**WHAT TO WORK ON**
Exclude images, then output the remaining data verbatim.

**RAW DATA**

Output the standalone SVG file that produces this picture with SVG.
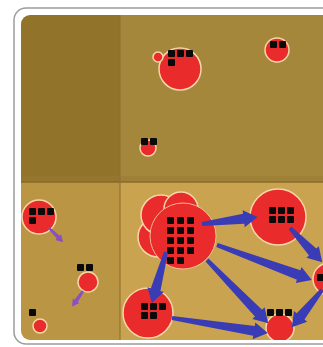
<svg xmlns="http://www.w3.org/2000/svg" width="323" height="347" viewBox="0 0 323 347">
<style>
.n{fill:#ea2b2b;stroke:#f6d7a8;stroke-width:1.5}
.m{fill:#ea2b2b;stroke:#f6d7a8;stroke-width:1;stroke-opacity:0.8}
.s{fill:#0a0a0a}
.a{fill:#3a3cb5}
.p{fill:#8a4fc4}
</style>
<defs>
<clipPath id="panel"><rect x="21" y="15" width="320" height="325" rx="9"/></clipPath>
</defs>
<rect x="0" y="0" width="323" height="347" fill="#ffffff"/>
<rect x="14" y="8" width="330" height="336" rx="12" fill="#ffffff" stroke="#9c9c9c" stroke-width="1.5"/>
<g clip-path="url(#panel)">
<rect x="21" y="15" width="99" height="167" fill="#917329"/>
<rect x="120" y="15" width="220" height="167" fill="#a4873b"/>
<rect x="21" y="182" width="99" height="160" fill="#ba9544"/>
<rect x="120" y="182" width="220" height="160" fill="#c9a34f"/>
<rect x="21" y="176" width="320" height="6" fill="#9a7a33" opacity="0.5"/>
<line x1="21" y1="182" x2="341" y2="182" stroke="#8a6a2a" stroke-width="1.5"/>
<line x1="120" y1="15" x2="120" y2="340" stroke="#8e7030" stroke-width="1.5" opacity="0.7"/>

<g id="node-t1">
<circle class="n" cx="180" cy="69" r="21"/>
<circle class="n" cx="158" cy="57" r="5"/>
<rect class="s" x="168" y="50" width="7" height="7" rx="1"/>
<rect class="s" x="177" y="50" width="7" height="7" rx="1"/>
<rect class="s" x="186" y="50" width="7" height="7" rx="1"/>
<rect class="s" x="168" y="59" width="7" height="7" rx="1"/>
</g>
<g id="node-t2">
<circle class="n" cx="277" cy="50" r="12"/>
<rect class="s" x="270" y="41" width="7" height="7" rx="1"/>
<rect class="s" x="279" y="41" width="7" height="7" rx="1"/>
</g>
<g id="node-t3">
<circle class="n" cx="148" cy="148" r="8"/>
<rect class="s" x="141" y="138" width="7" height="7" rx="1"/>
<rect class="s" x="150" y="138" width="7" height="7" rx="1"/>
</g>

<g id="node-l1">
<circle class="n" cx="39" cy="217" r="17"/>
<rect class="s" x="29" y="208" width="7" height="7" rx="1"/>
<rect class="s" x="38" y="208" width="7" height="7" rx="1"/>
<rect class="s" x="47" y="208" width="7" height="7" rx="1"/>
<rect class="s" x="29" y="217" width="7" height="7" rx="1"/>
</g>
<g id="node-l2">
<circle class="n" cx="88" cy="282" r="10"/>
<rect class="s" x="77" y="264" width="7" height="7" rx="1"/>
<rect class="s" x="86" y="264" width="7" height="7" rx="1"/>
</g>
<g id="node-l3">
<circle class="n" cx="40" cy="326" r="7"/>
<rect class="s" x="29" y="309" width="7" height="7" rx="1"/>
</g>

<g id="node-big">
<circle class="n" cx="158" cy="237" r="20"/>
<circle class="n" cx="161" cy="215" r="20"/>
<circle class="n" cx="181" cy="209" r="17"/>
<circle class="m" cx="183" cy="236" r="33"/>
<rect class="s" x="167" y="217" width="7" height="7" rx="1"/>
<rect class="s" x="177" y="217" width="7" height="7" rx="1"/>
<rect class="s" x="187" y="217" width="7" height="7" rx="1"/>
<rect class="s" x="167" y="227" width="7" height="7" rx="1"/>
<rect class="s" x="177" y="227" width="7" height="7" rx="1"/>
<rect class="s" x="187" y="227" width="7" height="7" rx="1"/>
<rect class="s" x="167" y="237" width="7" height="7" rx="1"/>
<rect class="s" x="177" y="237" width="7" height="7" rx="1"/>
<rect class="s" x="187" y="237" width="7" height="7" rx="1"/>
<rect class="s" x="167" y="247" width="7" height="7" rx="1"/>
<rect class="s" x="177" y="247" width="7" height="7" rx="1"/>
<rect class="s" x="187" y="247" width="7" height="7" rx="1"/>
<rect class="s" x="167" y="257" width="7" height="7" rx="1"/>
<rect class="s" x="177" y="257" width="7" height="7" rx="1"/>
</g>
<g id="node-r1">
<circle class="n" cx="278" cy="217" r="28"/>
<rect class="s" x="269" y="207" width="7" height="7" rx="1"/>
<rect class="s" x="278" y="207" width="7" height="7" rx="1"/>
<rect class="s" x="287" y="207" width="7" height="7" rx="1"/>
<rect class="s" x="269" y="216" width="7" height="7" rx="1"/>
<rect class="s" x="278" y="216" width="7" height="7" rx="1"/>
<rect class="s" x="287" y="216" width="7" height="7" rx="1"/>
</g>
<g id="node-r2">
<circle class="n" cx="329" cy="279" r="16"/>
<rect class="s" x="317" y="274" width="7" height="7" rx="1"/>
</g>
<g id="node-r3">
<circle class="n" cx="280" cy="328" r="14"/>
<rect class="s" x="267" y="309" width="7" height="7" rx="1"/>
<rect class="s" x="276" y="309" width="7" height="7" rx="1"/>
<rect class="s" x="285" y="309" width="7" height="7" rx="1"/>
</g>
<g id="node-r4">
<circle class="n" cx="148" cy="313" r="25"/>
</g>

<g id="connectors">
<polygon class="a" transform="translate(202,224) rotate(-7.1)" points="0,-2 42,-5 42,-8.5 56,0 42,8.5 42,5 0,2"/>
<polygon class="a" transform="translate(217,245) rotate(20.2)" points="0,-2 87,-5 87,-8.5 101,0 87,8.5 87,5 0,2"/>
<polygon class="a" transform="translate(207,260) rotate(45.9)" points="0,-2 74,-5 74,-8.5 88,0 74,8.5 74,5 0,2"/>
<polygon class="a" transform="translate(166,252) rotate(105.4)" points="0,-2 39,-5 39,-8.5 53,0 39,8.5 39,5 0,2"/>
<polygon class="a" transform="translate(172,318) rotate(8.9)" points="0,-2 83,-5 83,-8.5 97,0 83,8.5 83,5 0,2"/>
<polygon class="a" transform="translate(290,228) rotate(46.7)" points="0,-2 33,-5 33,-8.5 47,0 33,8.5 33,5 0,2"/>
<polygon class="a" transform="translate(322,290) rotate(129)" points="0,-2 34,-5 34,-8.5 48,0 34,8.5 34,5 0,2"/>
<polygon class="p" transform="translate(49,228) rotate(45)" points="0,-1.2 13,-2 13,-4 20,0 13,4 13,2 0,1.2"/>
<polygon class="p" transform="translate(83,291) rotate(125)" points="0,-1.2 12,-2 12,-4 19,0 12,4 12,2 0,1.2"/>
</g>

<g id="node-r4-labels">
<rect class="s" x="141" y="303" width="7" height="7" rx="1"/>
<rect class="s" x="150" y="303" width="7" height="7" rx="1"/>
<rect class="s" x="159" y="303" width="7" height="7" rx="1"/>
<rect class="s" x="141" y="312" width="7" height="7" rx="1"/>
<rect class="s" x="150" y="312" width="7" height="7" rx="1"/>
</g>
</g>
</svg>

**RESULT OF THIS EXERCISE**
Output the standalone SVG file that produces this picture with SVG.
<svg xmlns="http://www.w3.org/2000/svg" width="323" height="347" viewBox="0 0 323 347">
<style>
.n{fill:#ea2b2b;stroke:#f6d7a8;stroke-width:1.5}
.m{fill:#ea2b2b;stroke:#f6d7a8;stroke-width:1;stroke-opacity:0.8}
.s{fill:#0a0a0a}
.a{fill:#3a3cb5}
.p{fill:#8a4fc4}
</style>
<defs>
<clipPath id="panel"><rect x="21" y="15" width="320" height="325" rx="9"/></clipPath>
</defs>
<rect x="0" y="0" width="323" height="347" fill="#ffffff"/>
<rect x="14" y="8" width="330" height="336" rx="12" fill="#ffffff" stroke="#9c9c9c" stroke-width="1.5"/>
<g clip-path="url(#panel)">
<rect x="21" y="15" width="99" height="167" fill="#917329"/>
<rect x="120" y="15" width="220" height="167" fill="#a4873b"/>
<rect x="21" y="182" width="99" height="160" fill="#ba9544"/>
<rect x="120" y="182" width="220" height="160" fill="#c9a34f"/>
<rect x="21" y="176" width="320" height="6" fill="#9a7a33" opacity="0.5"/>
<line x1="21" y1="182" x2="341" y2="182" stroke="#8a6a2a" stroke-width="1.5"/>
<line x1="120" y1="15" x2="120" y2="340" stroke="#8e7030" stroke-width="1.5" opacity="0.7"/>

<g id="node-t1">
<circle class="n" cx="180" cy="69" r="21"/>
<circle class="n" cx="158" cy="57" r="5"/>
<rect class="s" x="168" y="50" width="7" height="7" rx="1"/>
<rect class="s" x="177" y="50" width="7" height="7" rx="1"/>
<rect class="s" x="186" y="50" width="7" height="7" rx="1"/>
<rect class="s" x="168" y="59" width="7" height="7" rx="1"/>
</g>
<g id="node-t2">
<circle class="n" cx="277" cy="50" r="12"/>
<rect class="s" x="270" y="41" width="7" height="7" rx="1"/>
<rect class="s" x="279" y="41" width="7" height="7" rx="1"/>
</g>
<g id="node-t3">
<circle class="n" cx="148" cy="148" r="8"/>
<rect class="s" x="141" y="138" width="7" height="7" rx="1"/>
<rect class="s" x="150" y="138" width="7" height="7" rx="1"/>
</g>

<g id="node-l1">
<circle class="n" cx="39" cy="217" r="17"/>
<rect class="s" x="29" y="208" width="7" height="7" rx="1"/>
<rect class="s" x="38" y="208" width="7" height="7" rx="1"/>
<rect class="s" x="47" y="208" width="7" height="7" rx="1"/>
<rect class="s" x="29" y="217" width="7" height="7" rx="1"/>
</g>
<g id="node-l2">
<circle class="n" cx="88" cy="282" r="10"/>
<rect class="s" x="77" y="264" width="7" height="7" rx="1"/>
<rect class="s" x="86" y="264" width="7" height="7" rx="1"/>
</g>
<g id="node-l3">
<circle class="n" cx="40" cy="326" r="7"/>
<rect class="s" x="29" y="309" width="7" height="7" rx="1"/>
</g>

<g id="node-big">
<circle class="n" cx="158" cy="237" r="20"/>
<circle class="n" cx="161" cy="215" r="20"/>
<circle class="n" cx="181" cy="209" r="17"/>
<circle class="m" cx="183" cy="236" r="33"/>
<rect class="s" x="167" y="217" width="7" height="7" rx="1"/>
<rect class="s" x="177" y="217" width="7" height="7" rx="1"/>
<rect class="s" x="187" y="217" width="7" height="7" rx="1"/>
<rect class="s" x="167" y="227" width="7" height="7" rx="1"/>
<rect class="s" x="177" y="227" width="7" height="7" rx="1"/>
<rect class="s" x="187" y="227" width="7" height="7" rx="1"/>
<rect class="s" x="167" y="237" width="7" height="7" rx="1"/>
<rect class="s" x="177" y="237" width="7" height="7" rx="1"/>
<rect class="s" x="187" y="237" width="7" height="7" rx="1"/>
<rect class="s" x="167" y="247" width="7" height="7" rx="1"/>
<rect class="s" x="177" y="247" width="7" height="7" rx="1"/>
<rect class="s" x="187" y="247" width="7" height="7" rx="1"/>
<rect class="s" x="167" y="257" width="7" height="7" rx="1"/>
<rect class="s" x="177" y="257" width="7" height="7" rx="1"/>
</g>
<g id="node-r1">
<circle class="n" cx="278" cy="217" r="28"/>
<rect class="s" x="269" y="207" width="7" height="7" rx="1"/>
<rect class="s" x="278" y="207" width="7" height="7" rx="1"/>
<rect class="s" x="287" y="207" width="7" height="7" rx="1"/>
<rect class="s" x="269" y="216" width="7" height="7" rx="1"/>
<rect class="s" x="278" y="216" width="7" height="7" rx="1"/>
<rect class="s" x="287" y="216" width="7" height="7" rx="1"/>
</g>
<g id="node-r2">
<circle class="n" cx="329" cy="279" r="16"/>
<rect class="s" x="317" y="274" width="7" height="7" rx="1"/>
</g>
<g id="node-r3">
<circle class="n" cx="280" cy="328" r="14"/>
<rect class="s" x="267" y="309" width="7" height="7" rx="1"/>
<rect class="s" x="276" y="309" width="7" height="7" rx="1"/>
<rect class="s" x="285" y="309" width="7" height="7" rx="1"/>
</g>
<g id="node-r4">
<circle class="n" cx="148" cy="313" r="25"/>
</g>

<g id="connectors">
<polygon class="a" transform="translate(202,224) rotate(-7.1)" points="0,-2 42,-5 42,-8.5 56,0 42,8.5 42,5 0,2"/>
<polygon class="a" transform="translate(217,245) rotate(20.2)" points="0,-2 87,-5 87,-8.5 101,0 87,8.5 87,5 0,2"/>
<polygon class="a" transform="translate(207,260) rotate(45.9)" points="0,-2 74,-5 74,-8.5 88,0 74,8.5 74,5 0,2"/>
<polygon class="a" transform="translate(166,252) rotate(105.4)" points="0,-2 39,-5 39,-8.5 53,0 39,8.5 39,5 0,2"/>
<polygon class="a" transform="translate(172,318) rotate(8.9)" points="0,-2 83,-5 83,-8.5 97,0 83,8.5 83,5 0,2"/>
<polygon class="a" transform="translate(290,228) rotate(46.7)" points="0,-2 33,-5 33,-8.5 47,0 33,8.5 33,5 0,2"/>
<polygon class="a" transform="translate(322,290) rotate(129)" points="0,-2 34,-5 34,-8.5 48,0 34,8.5 34,5 0,2"/>
<polygon class="p" transform="translate(49,228) rotate(45)" points="0,-1.2 13,-2 13,-4 20,0 13,4 13,2 0,1.2"/>
<polygon class="p" transform="translate(83,291) rotate(125)" points="0,-1.2 12,-2 12,-4 19,0 12,4 12,2 0,1.2"/>
</g>

<g id="node-r4-labels">
<rect class="s" x="141" y="303" width="7" height="7" rx="1"/>
<rect class="s" x="150" y="303" width="7" height="7" rx="1"/>
<rect class="s" x="159" y="303" width="7" height="7" rx="1"/>
<rect class="s" x="141" y="312" width="7" height="7" rx="1"/>
<rect class="s" x="150" y="312" width="7" height="7" rx="1"/>
</g>
</g>
</svg>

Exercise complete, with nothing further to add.